EXERCISE OBJECTIVE — From the entries below, copy every line that holds the word "Output".

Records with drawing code
-------

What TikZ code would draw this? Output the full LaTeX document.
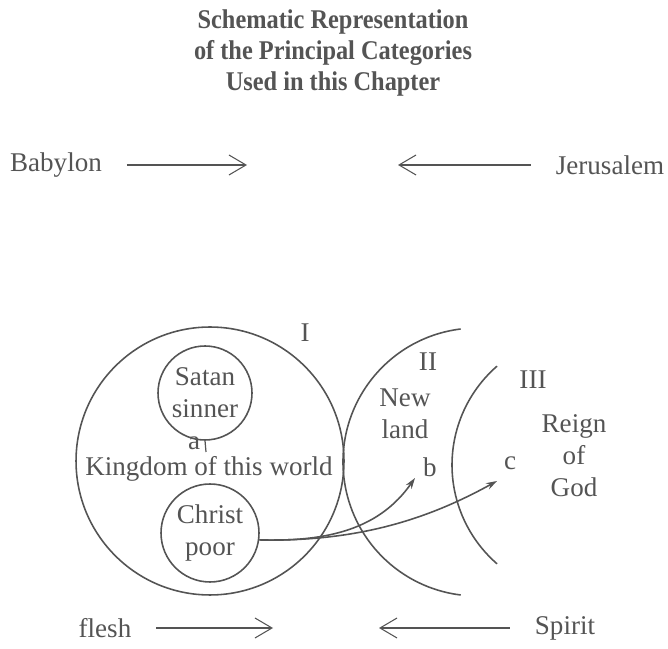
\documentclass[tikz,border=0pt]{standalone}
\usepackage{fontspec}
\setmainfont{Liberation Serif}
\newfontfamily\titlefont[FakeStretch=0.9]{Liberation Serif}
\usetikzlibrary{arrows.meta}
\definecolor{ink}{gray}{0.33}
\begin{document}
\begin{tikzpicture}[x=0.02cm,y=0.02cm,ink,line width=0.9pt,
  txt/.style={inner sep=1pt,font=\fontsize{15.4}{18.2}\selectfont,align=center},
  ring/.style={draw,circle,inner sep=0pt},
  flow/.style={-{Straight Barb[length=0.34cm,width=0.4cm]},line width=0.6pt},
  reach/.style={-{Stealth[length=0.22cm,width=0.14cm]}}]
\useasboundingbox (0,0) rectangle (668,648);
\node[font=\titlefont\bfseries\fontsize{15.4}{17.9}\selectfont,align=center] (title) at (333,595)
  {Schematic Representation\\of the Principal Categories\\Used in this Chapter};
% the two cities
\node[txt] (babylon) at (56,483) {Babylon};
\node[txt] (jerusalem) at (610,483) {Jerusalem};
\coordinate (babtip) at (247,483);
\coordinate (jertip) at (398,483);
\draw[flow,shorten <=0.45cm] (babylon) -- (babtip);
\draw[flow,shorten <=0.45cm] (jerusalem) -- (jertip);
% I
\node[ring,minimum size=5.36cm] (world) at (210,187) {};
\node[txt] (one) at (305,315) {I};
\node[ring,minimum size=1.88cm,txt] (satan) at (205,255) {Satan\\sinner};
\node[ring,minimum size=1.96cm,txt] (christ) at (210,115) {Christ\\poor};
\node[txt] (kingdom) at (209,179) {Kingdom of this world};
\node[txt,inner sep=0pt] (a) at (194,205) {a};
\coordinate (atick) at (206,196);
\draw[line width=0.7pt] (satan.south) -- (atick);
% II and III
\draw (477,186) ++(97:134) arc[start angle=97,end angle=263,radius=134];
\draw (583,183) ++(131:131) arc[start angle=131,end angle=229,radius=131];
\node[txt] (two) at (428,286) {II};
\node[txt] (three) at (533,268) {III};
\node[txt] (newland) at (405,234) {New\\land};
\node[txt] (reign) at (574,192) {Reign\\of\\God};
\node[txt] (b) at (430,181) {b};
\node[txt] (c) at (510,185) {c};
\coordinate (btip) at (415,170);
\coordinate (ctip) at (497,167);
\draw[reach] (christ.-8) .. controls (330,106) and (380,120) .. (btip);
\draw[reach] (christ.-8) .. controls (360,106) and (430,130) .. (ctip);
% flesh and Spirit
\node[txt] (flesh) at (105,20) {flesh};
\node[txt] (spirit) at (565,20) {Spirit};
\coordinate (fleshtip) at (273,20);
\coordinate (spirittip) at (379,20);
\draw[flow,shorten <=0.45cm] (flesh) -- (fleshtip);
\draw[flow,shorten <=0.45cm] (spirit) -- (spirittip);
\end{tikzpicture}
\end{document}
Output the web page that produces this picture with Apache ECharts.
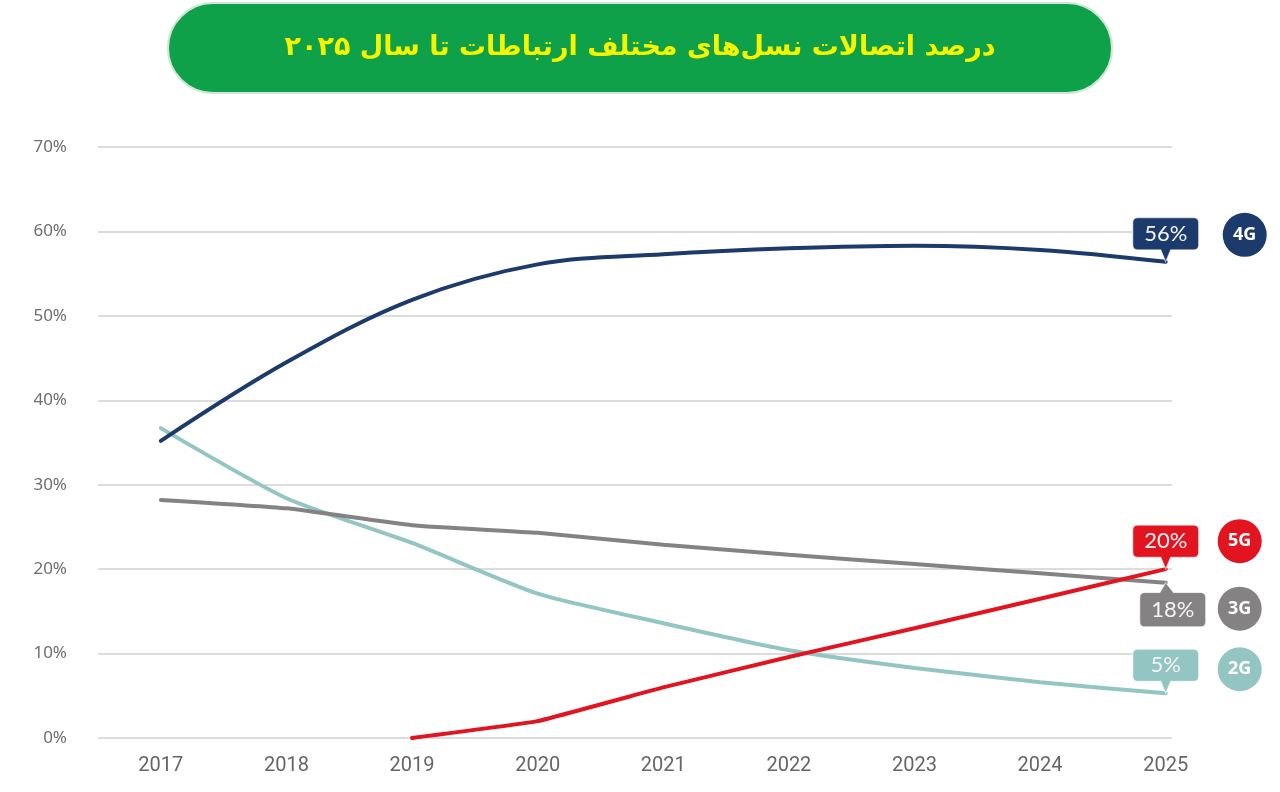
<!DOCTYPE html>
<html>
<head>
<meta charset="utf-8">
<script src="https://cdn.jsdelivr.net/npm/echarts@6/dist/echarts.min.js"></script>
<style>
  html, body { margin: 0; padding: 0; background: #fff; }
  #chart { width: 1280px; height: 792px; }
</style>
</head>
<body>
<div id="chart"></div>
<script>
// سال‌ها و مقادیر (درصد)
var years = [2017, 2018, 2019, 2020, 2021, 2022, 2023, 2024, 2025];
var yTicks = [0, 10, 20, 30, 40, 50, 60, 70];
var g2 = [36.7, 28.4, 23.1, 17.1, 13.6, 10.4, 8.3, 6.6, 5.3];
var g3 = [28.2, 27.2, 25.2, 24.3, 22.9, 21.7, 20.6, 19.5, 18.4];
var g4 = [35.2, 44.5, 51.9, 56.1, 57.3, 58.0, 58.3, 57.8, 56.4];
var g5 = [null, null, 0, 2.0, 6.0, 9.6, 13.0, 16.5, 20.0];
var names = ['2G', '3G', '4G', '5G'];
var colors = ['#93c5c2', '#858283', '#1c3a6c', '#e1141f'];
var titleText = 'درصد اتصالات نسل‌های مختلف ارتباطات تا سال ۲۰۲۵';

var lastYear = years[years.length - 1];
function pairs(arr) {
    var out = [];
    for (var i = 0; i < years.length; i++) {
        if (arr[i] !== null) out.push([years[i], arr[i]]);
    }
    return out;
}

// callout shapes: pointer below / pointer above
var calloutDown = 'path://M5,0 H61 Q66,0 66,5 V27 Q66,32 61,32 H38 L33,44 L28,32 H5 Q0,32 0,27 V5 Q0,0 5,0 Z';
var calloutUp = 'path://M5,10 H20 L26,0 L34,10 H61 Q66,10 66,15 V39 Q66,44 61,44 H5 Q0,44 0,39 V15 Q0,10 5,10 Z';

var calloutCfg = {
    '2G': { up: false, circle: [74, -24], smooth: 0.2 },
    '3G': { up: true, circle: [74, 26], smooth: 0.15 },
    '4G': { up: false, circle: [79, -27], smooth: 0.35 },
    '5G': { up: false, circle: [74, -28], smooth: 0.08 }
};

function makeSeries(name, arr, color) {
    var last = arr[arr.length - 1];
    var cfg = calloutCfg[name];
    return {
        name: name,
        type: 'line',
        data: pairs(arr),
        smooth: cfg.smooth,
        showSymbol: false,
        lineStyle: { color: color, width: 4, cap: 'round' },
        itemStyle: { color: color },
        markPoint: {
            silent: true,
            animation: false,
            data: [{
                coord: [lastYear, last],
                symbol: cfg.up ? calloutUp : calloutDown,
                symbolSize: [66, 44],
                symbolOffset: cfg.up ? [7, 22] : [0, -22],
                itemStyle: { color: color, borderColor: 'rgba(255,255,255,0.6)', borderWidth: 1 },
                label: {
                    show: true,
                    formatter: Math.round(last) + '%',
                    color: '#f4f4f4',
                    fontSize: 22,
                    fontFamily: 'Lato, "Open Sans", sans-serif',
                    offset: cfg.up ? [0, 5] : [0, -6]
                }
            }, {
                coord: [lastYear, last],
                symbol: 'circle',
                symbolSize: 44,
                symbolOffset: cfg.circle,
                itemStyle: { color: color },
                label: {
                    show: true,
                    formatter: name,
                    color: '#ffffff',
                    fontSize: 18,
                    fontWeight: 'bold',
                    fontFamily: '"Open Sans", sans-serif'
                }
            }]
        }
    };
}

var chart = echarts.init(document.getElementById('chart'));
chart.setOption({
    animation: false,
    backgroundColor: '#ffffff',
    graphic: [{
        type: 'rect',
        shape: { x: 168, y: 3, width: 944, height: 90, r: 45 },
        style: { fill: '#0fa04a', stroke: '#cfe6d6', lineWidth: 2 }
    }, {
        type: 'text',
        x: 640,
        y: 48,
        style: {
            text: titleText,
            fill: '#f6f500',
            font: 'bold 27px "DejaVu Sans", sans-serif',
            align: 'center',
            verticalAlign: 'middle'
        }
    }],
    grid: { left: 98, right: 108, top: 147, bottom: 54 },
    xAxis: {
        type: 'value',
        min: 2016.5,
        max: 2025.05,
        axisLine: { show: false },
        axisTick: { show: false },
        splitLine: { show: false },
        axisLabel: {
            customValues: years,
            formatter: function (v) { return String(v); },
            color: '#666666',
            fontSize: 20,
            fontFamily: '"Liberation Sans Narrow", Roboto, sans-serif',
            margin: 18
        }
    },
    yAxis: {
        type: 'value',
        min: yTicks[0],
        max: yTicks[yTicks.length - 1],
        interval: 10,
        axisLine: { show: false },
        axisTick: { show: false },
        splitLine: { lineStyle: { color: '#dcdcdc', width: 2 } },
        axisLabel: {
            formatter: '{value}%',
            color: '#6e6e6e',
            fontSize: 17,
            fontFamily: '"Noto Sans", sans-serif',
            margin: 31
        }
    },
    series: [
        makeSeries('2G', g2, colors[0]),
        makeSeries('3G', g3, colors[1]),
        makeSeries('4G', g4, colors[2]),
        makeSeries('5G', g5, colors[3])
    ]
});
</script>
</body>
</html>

-------

RESPONSE TO THIS EXERCISE —
What TikZ code would draw this? Output the full LaTeX document.
Output the web page that produces this picture with Apache ECharts.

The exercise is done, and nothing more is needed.